The What, When, & Why of Business Associate Agreements Under HIPAA

It can be confusing for those in the health industry to determine when a Business Associate Agreement (“BAA”) is necessary under Health Insurance Portability and Accountability Act (“HIPAA”). With that determination made, it can be difficult to decide what should be included in such an agreement. This post seeks to introduce the concept of the BAA and provide some basic guidance. As a starting point, it is important to know what is a “covered entity.” The term is defined in the HIPAA regulations at 45 C.F.R. §160.103 as a health plan, a health care clearinghouse or “a health care provider who transmits any health information in electronic form in connection with a transaction covered by this subchapter.” If you are asking yourself what transactions are covered by which subchapter, a common example is electronic billing for services rendered.

Starting this post with the definition of covered entity is important because covered entities are held to a higher standard (e.g., the Privacy Rule under HIPAA applies to covered entities). BAA’s enter the scene because covered entities do not work alone. Recognizing this, 45 C.F.R. §164.308(b)(1) allows a covered entity to grant permission to a non-covered entity (i.e., a business associate) to “create, receive, maintain, or transmit” protected health information (“PHI”) on the covered entity’s behalf. 45 C.F.R. §164.308(b)(2) grants that same right to business associates working with subcontracted business associates.

Such permission must be subject to safeguards given that the business associate is not, by definition, a covered entity subject to a higher standard.
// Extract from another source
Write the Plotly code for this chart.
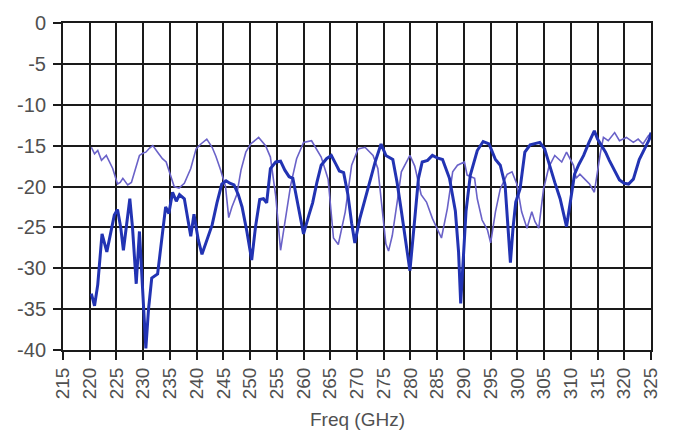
import plotly.graph_objects as go

# Thick (dark blue) trace
freq_a = [220.3, 220.9, 221.5, 222.3, 223.2, 224.0, 224.6, 225.2, 225.8, 226.3, 227.0, 227.5,
          228.0, 228.7, 229.3, 229.9, 230.5, 231.0, 231.6, 232.7, 233.5, 234.2, 234.8, 235.5,
          236.2, 236.8, 237.7, 238.4, 238.9, 239.5, 240.3, 241.0, 242.0, 242.9, 243.8, 244.7,
          245.5, 246.2, 247.0, 247.8, 248.5, 249.4, 250.3, 251.0, 251.8, 252.5, 253.1, 253.8,
          254.8, 255.7, 256.5, 257.3, 258.0, 259.0, 260.0, 261.0, 261.7, 262.5, 263.3, 264.3,
          265.2, 266.0, 266.7, 267.5, 268.3, 269.0, 269.6, 270.5, 271.5, 272.5, 273.4, 274.5,
          275.4, 276.7, 277.5, 278.3, 279.2, 279.9, 280.8, 281.5, 282.2, 283.2, 284.1, 285.0,
          286.0, 287.3, 288.4, 289.0, 289.4, 290.0, 290.4, 291.2, 292.5, 293.6, 294.7, 295.9,
          296.8, 297.7, 298.3, 298.7, 299.2, 299.7, 300.5, 301.4, 302.4, 303.4, 304.2, 305.1,
          306.0, 307.0, 308.0, 308.7, 309.2, 310.0, 310.7, 311.5, 312.4, 313.4, 314.4, 315.0,
          315.7, 316.5, 317.2, 318.2, 319.1, 320.0, 320.8, 321.7, 322.8, 324.1, 324.7, 325.0]
s11_a = [-33.1, -34.6, -32.0, -25.8, -28.0, -25.5, -23.5, -22.8, -25.0, -27.8, -24.0, -21.5,
         -25.0, -31.9, -25.5, -32.0, -39.8, -35.0, -31.2, -30.7, -26.0, -22.5, -23.3, -20.7,
         -21.8, -21.0, -21.5, -24.0, -26.1, -23.4, -26.5, -28.3, -26.5, -24.7, -22.0, -19.7,
         -19.3, -19.6, -19.8, -21.0, -22.5, -25.5, -29.0, -25.0, -21.6, -21.5, -22.0, -17.8,
         -17.0, -16.9, -18.0, -18.8, -19.0, -22.5, -25.8, -23.5, -22.0, -19.5, -17.4, -16.6,
         -16.2, -17.2, -18.1, -18.3, -21.0, -24.5, -26.9, -24.0, -21.5, -19.0, -17.0, -14.8,
         -16.2, -16.7, -19.5, -23.0, -27.0, -30.3, -24.0, -19.0, -17.0, -16.8, -16.2, -16.5,
         -16.7, -19.0, -23.0, -28.0, -34.3, -28.0, -23.0, -18.6, -15.6, -14.5, -14.8, -16.7,
         -17.4, -19.8, -25.0, -29.3, -25.0, -21.9, -20.3, -15.8, -14.9, -14.7, -14.6, -15.4,
         -17.5, -19.5, -21.5, -23.5, -24.9, -21.5, -18.5, -17.3, -16.2, -14.6, -13.2, -14.2,
         -15.0, -15.8, -16.8, -18.0, -19.2, -19.6, -19.7, -19.1, -16.7, -15.0, -14.2, -13.4]

# Thin (lighter violet-blue) trace
freq_b = [220.3, 220.9, 221.5, 222.2, 223.1, 223.6, 224.3, 225.2, 225.7, 226.2, 227.1, 227.8,
          228.5, 229.3, 230.0, 230.5, 231.2, 231.8, 232.7, 233.6, 234.3, 234.9, 235.8, 236.7,
          237.7, 238.9, 239.5, 239.9, 240.8, 241.9, 242.9, 243.6, 244.5, 245.4, 246.0, 246.6,
          247.5, 248.3, 249.2, 250.1, 251.6, 252.9, 253.8, 254.8, 255.7, 256.6, 257.6, 258.7,
          260.0, 261.5, 262.4, 263.3, 264.6, 265.6, 266.5, 267.8, 269.0, 270.2, 271.5, 273.0,
          273.9, 274.9, 275.4, 275.9, 276.6, 277.6, 278.3, 279.9, 280.8, 282.0, 283.0, 284.1,
          285.0, 285.8, 286.9, 287.9, 288.8, 290.1, 290.6, 292.0, 292.5, 293.4, 294.4, 295.0,
          295.9, 296.8, 298.1, 299.0, 299.9, 300.8, 301.8, 302.7, 303.3, 304.0, 304.9, 305.9,
          307.0, 308.3, 309.2, 310.5, 311.0, 311.7, 312.6, 313.5, 314.4, 315.0, 315.5, 316.1,
          317.0, 318.2, 319.1, 320.4, 321.7, 322.6, 323.5, 324.5, 325.0]
s11_b = [-15.2, -16.0, -15.6, -16.8, -16.2, -16.8, -17.8, -19.7, -19.5, -19.0, -19.8, -19.5,
         -18.0, -16.2, -15.9, -15.8, -15.3, -15.0, -15.8, -16.6, -17.0, -18.2, -20.0, -20.2,
         -19.6, -17.8, -16.2, -15.4, -14.8, -14.2, -15.2, -16.3, -18.0, -20.0, -23.8, -22.5,
         -21.0, -18.0, -15.8, -14.8, -14.0, -15.0, -16.4, -21.2, -27.8, -23.9, -19.8, -16.6,
         -14.6, -14.4, -15.4, -16.4, -19.1, -26.3, -27.1, -23.1, -17.4, -15.4, -15.2, -16.2,
         -17.8, -23.5, -27.0, -27.9, -26.0, -21.5, -18.2, -16.2, -17.5, -21.0, -21.9, -23.9,
         -25.2, -26.3, -22.7, -18.2, -17.4, -17.0, -18.6, -19.0, -21.5, -24.1, -25.3, -26.9,
         -23.1, -20.3, -18.5, -18.2, -19.7, -23.1, -25.1, -23.1, -24.3, -25.1, -20.3, -17.6,
         -16.2, -17.0, -15.8, -17.4, -19.0, -18.5, -19.1, -19.7, -20.7, -18.0, -16.0, -14.0,
         -14.4, -13.4, -14.4, -14.0, -14.6, -14.2, -14.8, -13.8, -13.5]

x_ticks = list(range(215, 326, 5))
y_ticks = [0, -5, -10, -15, -20, -25, -30, -35, -40]
y_labels = ["0", "-5", "-10", "-15", "-20", "-25", "-30", "-35", "-40"]
x_title = "Freq (GHz)"

fig = go.Figure()
fig.add_trace(go.Scatter(x=freq_b, y=s11_b, mode="lines",
                         line=dict(color="#6a62c8", width=1.6), showlegend=False))
fig.add_trace(go.Scatter(x=freq_a, y=s11_a, mode="lines",
                         line=dict(color="#2233b3", width=3), showlegend=False))

fam = "Liberation Sans, Arial, sans-serif"
x_font = dict(family=fam, size=19, color="#505050")
y_font = dict(family=fam, size=20, color="#505050")

fig.update_layout(
    width=673, height=436,
    margin=dict(l=63, r=18, t=19, b=86),
    paper_bgcolor="white", plot_bgcolor="white",
    xaxis=dict(range=[215, 325], tickvals=x_ticks, ticktext=[str(v) for v in x_ticks],
               tickangle=-90, tickfont=x_font,
               showgrid=True, gridcolor="#1a1a1a", gridwidth=2,
               showline=True, linecolor="#1a1a1a", linewidth=2, mirror=True,
               ticks="outside", ticklen=8, tickwidth=2, tickcolor="#1a1a1a",
               zeroline=False, fixedrange=True),
    yaxis=dict(range=[-40, 0], tickvals=y_ticks, ticktext=y_labels, tickfont=y_font,
               ticklabelstandoff=3,
               showgrid=True, gridcolor="#1a1a1a", gridwidth=2,
               showline=True, linecolor="#1a1a1a", linewidth=2, mirror=True,
               ticks="outside", ticklen=8, tickwidth=2, tickcolor="#1a1a1a",
               zeroline=False, fixedrange=True),
    annotations=[dict(text=x_title, x=0.5, y=-0.212, xref="paper", yref="paper",
                      xanchor="center", yanchor="middle", showarrow=False,
                      font=dict(family=fam, size=19, color="#505050"))],
)

fig.write_html("out.html", config={"displayModeBar": False})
Think of the BAA as a document that pulls the non-covered entity up nearer to the standard that the covered entity must meet. It formalizes the administrative safeguards that address concerns about PHI. It does this pursuant to 45 C.F.R. §164.308(b)(3) which requires the covered entity or subcontracting business associate to place these safeguards and assurances into a written contract.
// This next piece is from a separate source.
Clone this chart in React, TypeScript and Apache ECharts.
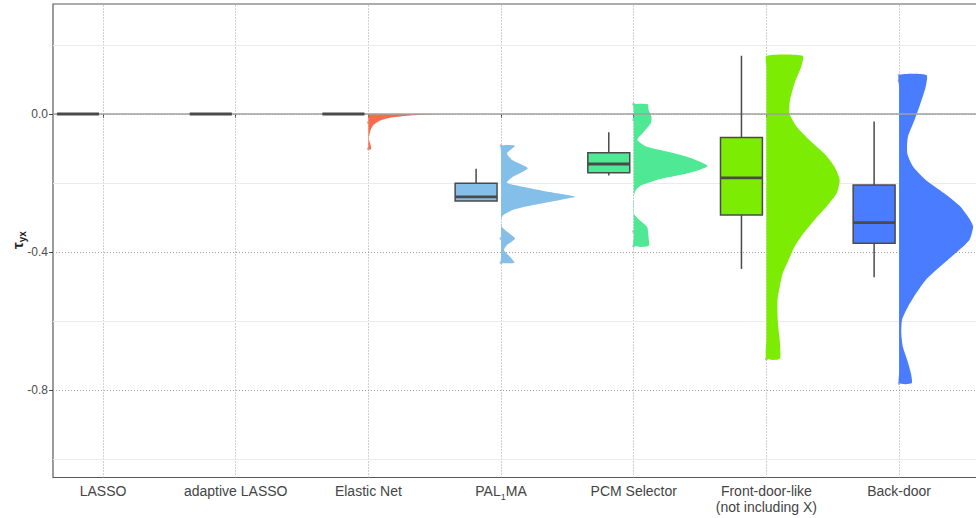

When preparing this written contract, the parties need not start from scratch. The U.S. Department of Health & Human Services has very helpfully published BAA provisions here. While the provisions are customizable and include some optional language, they provide a framework for what the BAA should include.

In summary:

What? A contract that sets forth safeguards related to the handling of PHI by non-covered entities.

When? Whenever a covered entity contracts with a business associate or a business associate subcontracts with another business associate to create, receive, maintain, or transmit PHI.